If you answered “No” to any of these questions, then yes, your brand is in trouble. Not only is your corporate identity weak and your brand awareness limited but you are also getting swallowed by cyberspace and your competitors.

At Content Marketing World, the leading content marketing event that took place last week from Sept. 9-11, Don E. Schultz, professor emeritus-in-service at Northwestern University, wasn’t afraid to let the thousands of audience members know that their brands, or their clients’ brands, were in trouble.

As he put it, “Whatever we are doing and however we are doing it, is somehow not penetrating, breaking through nor differentiating.”

“That’s a major issue because you cannot get any type of premium pricing, you can’t demand premium location in stores and, more importantly, you can’t demand anything if consumers say they are all the same,” he added.

That similar sentiment was expressed by many of the keynotes and breakout session leaders throughout the week, as leading content marketers contended that brand strategy and content marketing are more important than ever but many companies’ efforts are proving futile.

So how do you get your brand out of trouble?
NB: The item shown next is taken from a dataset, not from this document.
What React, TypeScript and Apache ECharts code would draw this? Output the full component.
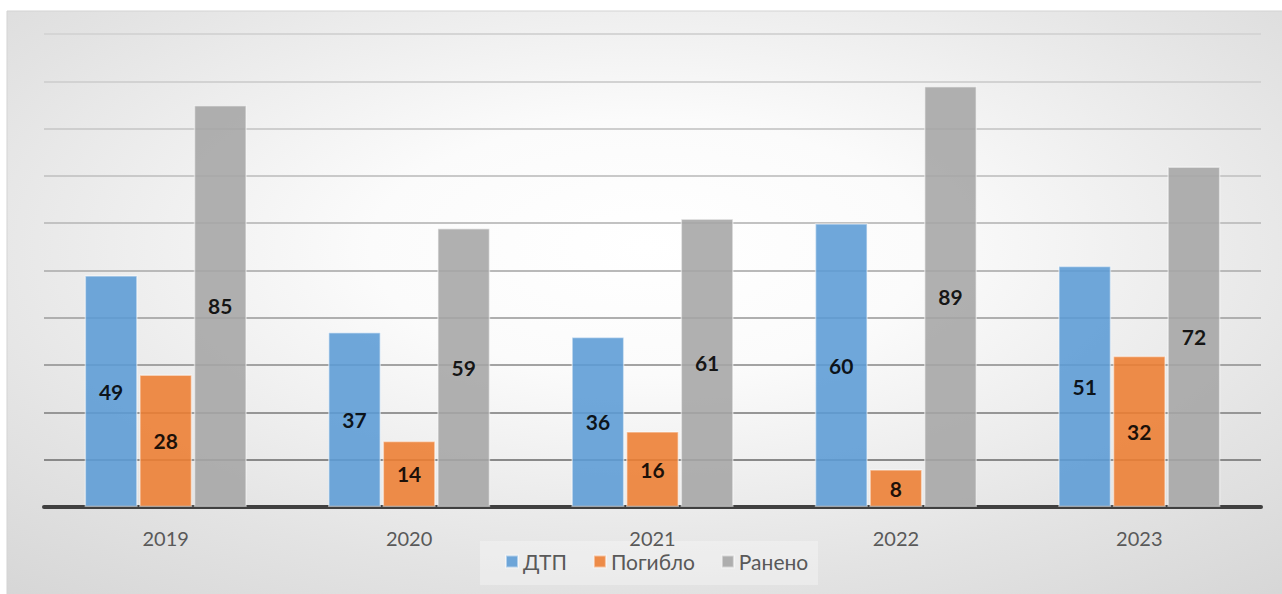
import React, { useEffect, useRef } from "react";
import * as echarts from "echarts";

const categories = ["2019", "2020", "2021", "2022", "2023"];
const seriesNames = ["ДТП", "Погибло", "Ранено"];
const dtp = [49, 37, 36, 60, 51];
const killed = [28, 14, 16, 8, 32];
const injured = [85, 59, 61, 89, 72];
const colors = ["#5B9BD5", "#ED7D31", "#A5A5A5"];
// split line colours from value 0 up to 100
const gridColors = ["#7a7a7a", "#898989", "#969696", "#a3a3a3", "#afafaf", "#b9b9b9", "#c2c2c2", "#c9c9c9", "#cecece", "#d2d2d2", "#d5d5d5"];

export default function App() {
  const ref = useRef<HTMLDivElement>(null);
  useEffect(() => {
    if (!ref.current) return;
    const chart = echarts.init(ref.current, undefined, { renderer: "svg" });
    const values = [dtp, killed, injured];
    const font = "Lato, 'Open Sans', sans-serif";
    chart.setOption({
      animation: false,
      backgroundColor: "#ffffff",
      graphic: [
        {
          type: "rect",
          z: -10,
          silent: true,
          shape: { x: 7, y: 11, width: 1280, height: 590 },
          style: {
            fill: {
              type: "radial",
              x: 0.5,
              y: 0.4,
              r: 1.2,
              colorStops: [
                { offset: 0, color: "#ffffff" },
                { offset: 0.18, color: "#fbfbfb" },
                { offset: 0.47, color: "#e3e3e3" },
                { offset: 0.94, color: "#c1c1c1" },
                { offset: 1, color: "#bbbbbb" },
              ],
            },
            stroke: "#d3d3d3",
            lineWidth: 1,
          },
        },
        {
          type: "rect",
          z: -5,
          silent: true,
          shape: { x: 480, y: 541, width: 338, height: 44 },
          style: { fill: "rgba(255,255,255,0.3)" },
        },
      ],
      grid: { left: 44, right: 21, top: 34, bottom: 87, containLabel: false },
      legend: {
        data: seriesNames,
        bottom: 17,
        left: 500,
        itemWidth: 12,
        itemHeight: 12,
        itemGap: 26,
        icon: "rect",
        textStyle: { fontFamily: font, fontSize: 21, color: "#595959" },
      },
      xAxis: {
        type: "category",
        data: categories,
        axisLine: { show: true, lineStyle: { color: "#404040", width: 4 } },
        axisTick: { show: false },
        axisLabel: { fontFamily: font, fontSize: 20, color: "#595959", margin: 21 },
      },
      yAxis: {
        type: "value",
        min: 0,
        max: 100,
        interval: 10,
        axisLabel: { show: false },
        axisLine: { show: false },
        axisTick: { show: false },
        splitLine: { show: true, lineStyle: { color: gridColors, width: 2 } },
      },
      series: seriesNames.map((name, i) => ({
        name,
        type: "bar",
        data: values[i],
        barWidth: 53,
        barGap: "3%",
        z: 1,
        itemStyle: {
          color: colors[i],
          opacity: 0.88,
          borderColor: "rgba(255,255,255,0.55)",
          borderWidth: 1.5,
        },
        label: {
          show: true,
          position: "inside",
          fontFamily: font,
          fontSize: 21,
          fontWeight: "bold",
          color: "#000000",
        },
      })),
    });
    return () => chart.dispose();
  }, []);
  return (
    <div
      ref={ref}
      style={{ position: "fixed", left: 0, top: 0, width: 1282, height: 594 }}
    />
  );
}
By first figuring out where you went wrong in the first place.

According to Schultz, the first place that many brands go wrong is in forgetting that they have a story to tell. As marketers, we have gotten so caught up in offering the best “gimmicks, gizmos, apps and deals” that we have lost sight of the fact that consumers buy brands because of stories and not because of deals. To avoid this, make sure that your brand is thinking like a consumer, instead of a marketer.

Below are a few tips to get your brand out of the hot water:

  1.  Have a Strategy: Even if that strategy is to start from scratch, have a clear outline of where you want to take your brand. Maybe you want to be number one on the search results for “financial advising.” Or perhaps you want to grow your Twitter presence from 100 followers to 1,000. No matter your goal, have a clear idea of where you want to take your brand.
  2.  Embrace Failure: Instead of investing even more marketing dollars into a pursuit that has been largely useless, don’t be afraid to embrace failure. As put so succinctly by Vice President of Global Advertising Strategy and Creative Excellence Jonathan Mildenhall of the Coca-Cola company at Content Marketing World, “Companies who don’t have room to fail, don’t have the right to grow.”
  3.  Try Something New: And that “something new” should be telling your story. The beauty of content marketing is that you are able to organically sell your company through the dissemination of custom, tailored copy. Your new marketing venture for the remainder of 2013 should be to spend a bit more time honing your blog strategy and content creation with the hopes of augmenting your brand awareness, boosting your thought leadership, and driving web traffic.

Industry analysts may be predicting that that vast majority of brands are in trouble, but that doesn’t mean that yours has to remain in an insecure environment.